The provocative abuse of the power to choose when to put into effect a law passed by Parliament has reached a point where judicial intervention is warranted

Carte blanche to notify law requires reform
Somasekhar Sundaresan
Last Updated : Jun 07 2018 | 5:58 AM IST
It is a year since the Reserve Bank of India (RBI) picked specific cases of borrowers for action to be taken by banks to invoke the provisions of the Insolvency and Bankruptcy Code, 2016 (IBC). Much ink will be spilled about the year gone by. This column will not add to it.  

However, the workings of the IBC and its impact on other laws, presents a good opportunity to note an important aspect of law making in India — the practice of government arming itself with legislation made by Parliament, with full liberty given to the government to decide when any provision of the law may actually be brought into effect. The legacy of legislation preceding the IBC underlines the extreme limits to which this can be stretched.

Originally, insolvency proceedings for “sick industrial companies” was governed by the Sick Industrial Companies (Special Provisions) Act, 1985 (SICA). In January 2003, the Companies Act, 1956 was amended to insert a Part VI-A titled “Revival and Rehabilitation of Sick Industrial Companies”. The government got Parliament to arm it with the power to notify such provision on such date as the government willed. Apart from provisions relating to setting up of tribunals, none of the provisions introduced into the 1956 company law to bring in an insolvency regime was notified into effect by the government.

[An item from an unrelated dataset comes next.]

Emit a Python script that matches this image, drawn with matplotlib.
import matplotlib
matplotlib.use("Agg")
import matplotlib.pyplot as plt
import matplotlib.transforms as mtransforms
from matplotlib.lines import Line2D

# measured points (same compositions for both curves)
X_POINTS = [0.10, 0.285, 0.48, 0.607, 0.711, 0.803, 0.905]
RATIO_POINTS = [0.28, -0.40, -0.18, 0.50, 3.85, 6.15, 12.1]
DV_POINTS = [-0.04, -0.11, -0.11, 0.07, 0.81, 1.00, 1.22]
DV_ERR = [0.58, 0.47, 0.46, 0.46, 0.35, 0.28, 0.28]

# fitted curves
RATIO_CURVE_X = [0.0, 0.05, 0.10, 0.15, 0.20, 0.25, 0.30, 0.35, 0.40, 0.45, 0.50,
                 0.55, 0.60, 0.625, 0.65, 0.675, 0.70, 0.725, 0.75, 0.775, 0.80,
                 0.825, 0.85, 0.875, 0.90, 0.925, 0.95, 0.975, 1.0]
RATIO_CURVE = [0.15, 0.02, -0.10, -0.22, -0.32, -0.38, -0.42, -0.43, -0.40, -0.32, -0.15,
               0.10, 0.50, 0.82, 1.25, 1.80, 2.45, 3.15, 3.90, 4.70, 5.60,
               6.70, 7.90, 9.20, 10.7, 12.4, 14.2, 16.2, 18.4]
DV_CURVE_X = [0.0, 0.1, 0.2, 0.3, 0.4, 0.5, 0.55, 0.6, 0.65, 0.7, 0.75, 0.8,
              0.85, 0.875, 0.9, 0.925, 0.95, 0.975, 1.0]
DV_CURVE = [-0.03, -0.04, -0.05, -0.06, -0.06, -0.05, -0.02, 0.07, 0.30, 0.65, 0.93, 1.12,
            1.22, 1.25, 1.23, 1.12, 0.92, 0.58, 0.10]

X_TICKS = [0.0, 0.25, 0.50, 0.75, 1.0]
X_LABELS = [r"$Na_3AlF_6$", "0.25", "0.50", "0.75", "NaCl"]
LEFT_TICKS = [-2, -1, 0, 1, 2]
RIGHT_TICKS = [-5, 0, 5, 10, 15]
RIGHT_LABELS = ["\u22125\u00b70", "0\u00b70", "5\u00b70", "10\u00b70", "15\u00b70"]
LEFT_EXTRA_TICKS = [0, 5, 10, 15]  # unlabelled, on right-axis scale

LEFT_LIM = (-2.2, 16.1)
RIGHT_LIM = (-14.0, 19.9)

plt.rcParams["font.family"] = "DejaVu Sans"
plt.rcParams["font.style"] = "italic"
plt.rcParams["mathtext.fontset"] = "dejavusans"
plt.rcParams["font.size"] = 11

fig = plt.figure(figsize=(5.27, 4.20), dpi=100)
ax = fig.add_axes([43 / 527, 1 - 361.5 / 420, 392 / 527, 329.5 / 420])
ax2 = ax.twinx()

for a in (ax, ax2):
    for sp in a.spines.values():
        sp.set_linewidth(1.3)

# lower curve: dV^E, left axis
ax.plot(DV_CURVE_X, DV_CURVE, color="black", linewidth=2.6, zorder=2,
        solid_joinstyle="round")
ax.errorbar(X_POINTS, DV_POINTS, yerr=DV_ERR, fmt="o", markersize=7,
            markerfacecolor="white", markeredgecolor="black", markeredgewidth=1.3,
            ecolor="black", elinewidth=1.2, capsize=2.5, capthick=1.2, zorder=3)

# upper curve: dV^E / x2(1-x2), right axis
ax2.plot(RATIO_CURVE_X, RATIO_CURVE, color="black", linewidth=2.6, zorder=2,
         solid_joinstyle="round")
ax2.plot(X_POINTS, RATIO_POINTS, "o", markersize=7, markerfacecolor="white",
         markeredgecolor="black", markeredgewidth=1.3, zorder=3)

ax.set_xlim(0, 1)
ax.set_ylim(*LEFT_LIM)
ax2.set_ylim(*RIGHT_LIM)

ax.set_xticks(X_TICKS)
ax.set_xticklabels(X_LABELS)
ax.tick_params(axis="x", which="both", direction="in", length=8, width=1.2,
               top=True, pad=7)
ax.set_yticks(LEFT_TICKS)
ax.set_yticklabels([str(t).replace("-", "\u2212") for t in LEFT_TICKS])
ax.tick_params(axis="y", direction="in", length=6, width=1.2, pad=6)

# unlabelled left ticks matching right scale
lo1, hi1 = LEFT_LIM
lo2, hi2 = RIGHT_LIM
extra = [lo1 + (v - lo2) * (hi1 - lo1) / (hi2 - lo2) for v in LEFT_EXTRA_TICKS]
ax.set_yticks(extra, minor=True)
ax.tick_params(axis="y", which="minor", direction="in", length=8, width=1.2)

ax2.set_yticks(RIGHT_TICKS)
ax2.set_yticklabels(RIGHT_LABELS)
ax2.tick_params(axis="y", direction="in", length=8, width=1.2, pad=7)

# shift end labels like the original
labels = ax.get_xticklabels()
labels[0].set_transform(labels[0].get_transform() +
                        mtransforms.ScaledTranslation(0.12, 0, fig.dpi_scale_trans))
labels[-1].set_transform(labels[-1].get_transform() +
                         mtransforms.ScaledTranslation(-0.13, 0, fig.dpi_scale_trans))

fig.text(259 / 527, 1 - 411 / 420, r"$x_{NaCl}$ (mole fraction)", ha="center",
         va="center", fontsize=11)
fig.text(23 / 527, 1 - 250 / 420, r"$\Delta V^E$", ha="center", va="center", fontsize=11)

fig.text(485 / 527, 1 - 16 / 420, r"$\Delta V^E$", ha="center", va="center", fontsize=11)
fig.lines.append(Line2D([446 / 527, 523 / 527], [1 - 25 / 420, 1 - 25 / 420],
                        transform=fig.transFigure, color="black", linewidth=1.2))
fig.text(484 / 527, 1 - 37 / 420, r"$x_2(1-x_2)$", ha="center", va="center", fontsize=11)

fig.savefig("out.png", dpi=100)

In January 2004, a law to repeal the SICA was passed by Parliament, but this too empowered the government to notify the law as it chose and when it chose. Nothing happened for a decade. In 2013, new company law was introduced in the form of the Companies Act, 2013, again empowering the government to notify into effect various provisions on various dates as the government deemed fit. This law too contained provisions akin to Part VI-A of the 1956 Companies Act. Therefore, at this stage, two legislation governing company law, governing the same subject of insolvency was in existence but neither legislation was brought into effect. Finally, in May 2016, the IBC was passed by Parliament, again empowering the government to notify such provisions as it chose at such times as it chose.

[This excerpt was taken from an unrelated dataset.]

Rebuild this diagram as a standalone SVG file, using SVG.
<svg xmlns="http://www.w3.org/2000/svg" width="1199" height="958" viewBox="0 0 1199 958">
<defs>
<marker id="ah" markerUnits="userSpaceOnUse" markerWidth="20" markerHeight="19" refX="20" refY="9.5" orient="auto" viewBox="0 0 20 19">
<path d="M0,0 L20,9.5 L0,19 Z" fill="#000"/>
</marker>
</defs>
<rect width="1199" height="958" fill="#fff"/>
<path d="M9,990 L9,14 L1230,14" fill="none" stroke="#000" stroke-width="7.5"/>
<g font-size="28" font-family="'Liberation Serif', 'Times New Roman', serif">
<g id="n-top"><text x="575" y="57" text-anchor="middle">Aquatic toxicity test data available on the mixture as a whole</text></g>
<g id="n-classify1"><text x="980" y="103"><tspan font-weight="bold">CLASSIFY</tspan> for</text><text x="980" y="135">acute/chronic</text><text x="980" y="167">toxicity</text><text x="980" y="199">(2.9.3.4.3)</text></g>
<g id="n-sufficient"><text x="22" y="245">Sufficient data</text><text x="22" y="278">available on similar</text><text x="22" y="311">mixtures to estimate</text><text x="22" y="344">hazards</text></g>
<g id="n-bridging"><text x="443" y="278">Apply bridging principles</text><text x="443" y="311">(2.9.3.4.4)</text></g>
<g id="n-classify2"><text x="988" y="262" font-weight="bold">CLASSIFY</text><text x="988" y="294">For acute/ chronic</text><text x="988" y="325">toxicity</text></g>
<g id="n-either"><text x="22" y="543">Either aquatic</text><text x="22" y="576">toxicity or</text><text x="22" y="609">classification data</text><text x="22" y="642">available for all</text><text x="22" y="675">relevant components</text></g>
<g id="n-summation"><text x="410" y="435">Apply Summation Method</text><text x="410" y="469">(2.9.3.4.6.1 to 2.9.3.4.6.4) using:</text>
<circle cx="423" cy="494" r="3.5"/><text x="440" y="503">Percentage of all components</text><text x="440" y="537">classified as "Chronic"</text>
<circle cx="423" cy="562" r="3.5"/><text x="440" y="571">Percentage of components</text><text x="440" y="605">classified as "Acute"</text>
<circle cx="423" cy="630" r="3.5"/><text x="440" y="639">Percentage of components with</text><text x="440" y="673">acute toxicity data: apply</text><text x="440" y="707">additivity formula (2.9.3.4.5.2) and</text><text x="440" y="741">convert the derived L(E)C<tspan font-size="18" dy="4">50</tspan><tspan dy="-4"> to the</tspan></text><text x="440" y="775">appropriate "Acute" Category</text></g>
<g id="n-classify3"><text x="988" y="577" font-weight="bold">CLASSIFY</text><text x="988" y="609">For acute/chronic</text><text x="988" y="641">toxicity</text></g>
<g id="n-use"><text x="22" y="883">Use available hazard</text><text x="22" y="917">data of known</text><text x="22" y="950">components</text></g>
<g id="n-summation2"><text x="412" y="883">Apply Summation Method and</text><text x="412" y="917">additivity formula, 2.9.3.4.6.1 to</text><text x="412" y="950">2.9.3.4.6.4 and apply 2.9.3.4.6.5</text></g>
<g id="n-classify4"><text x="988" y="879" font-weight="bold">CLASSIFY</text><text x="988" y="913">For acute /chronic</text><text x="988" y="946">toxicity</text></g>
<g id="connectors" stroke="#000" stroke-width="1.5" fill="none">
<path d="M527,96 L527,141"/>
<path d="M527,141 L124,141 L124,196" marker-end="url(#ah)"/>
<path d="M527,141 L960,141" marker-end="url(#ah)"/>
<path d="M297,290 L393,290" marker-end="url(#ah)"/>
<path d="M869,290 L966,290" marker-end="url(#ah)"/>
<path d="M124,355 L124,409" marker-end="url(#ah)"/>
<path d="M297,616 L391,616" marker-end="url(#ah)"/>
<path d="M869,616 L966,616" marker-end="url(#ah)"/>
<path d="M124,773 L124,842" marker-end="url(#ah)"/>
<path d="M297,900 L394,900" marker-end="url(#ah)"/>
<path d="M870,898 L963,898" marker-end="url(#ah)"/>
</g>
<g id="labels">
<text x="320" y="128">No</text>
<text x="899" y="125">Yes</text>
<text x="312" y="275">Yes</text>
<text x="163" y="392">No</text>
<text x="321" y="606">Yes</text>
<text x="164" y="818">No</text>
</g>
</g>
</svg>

The IBC contained provisions that would amend the law that had been passed to repeal the SICA — in other words, a law that had not been brought into effect was amended in its still-born state. The IBC also had provisions to delete the provisions introduced in the 2013 company law, but left out the provisions of the 1956 company law that is still on the statute book but not notified. Eventually, on November 1, 2016, through notifications, the provisions in the IBC that would amend the un-notified SICA repeal law were notified. On November 15, 2016, the government notified the provisions in the IBC that would delete the corresponding provisions in the 2013 company law (the 1956 law remained without notification). On November 25, 2016, the law repealing the SICA was notified to give it effect from December 1, 2016 — over 12 years after it was passed by Parliament. On November 30, 2016, the provisions of the IBC were notified with effect from December 1, 2016, to take over from the SICA.


Now, this tortuous journey of the law has other implications. A number of other legislation contained references to the SICA and its provisions — purely for example, exemptions from open offers in the Takeover Regulations and exemptions from delisting procedures under the Delisting Regulations. Not everyone is aware that the General Clauses Act provides that when a legislation is repealed and replaced, all references to the repealed legislation would automatically stand replaced in the eyes of the law by the newly introduced legislation. Therefore, the other regulatory authorities who are the authors of these legislation conduct a lot of activity proposing to amend their regulations to bring them in line with references to the new law; conducting debates over whether they should change the law; and handle voluminous unproductive work of dealing with procedures for making these changes.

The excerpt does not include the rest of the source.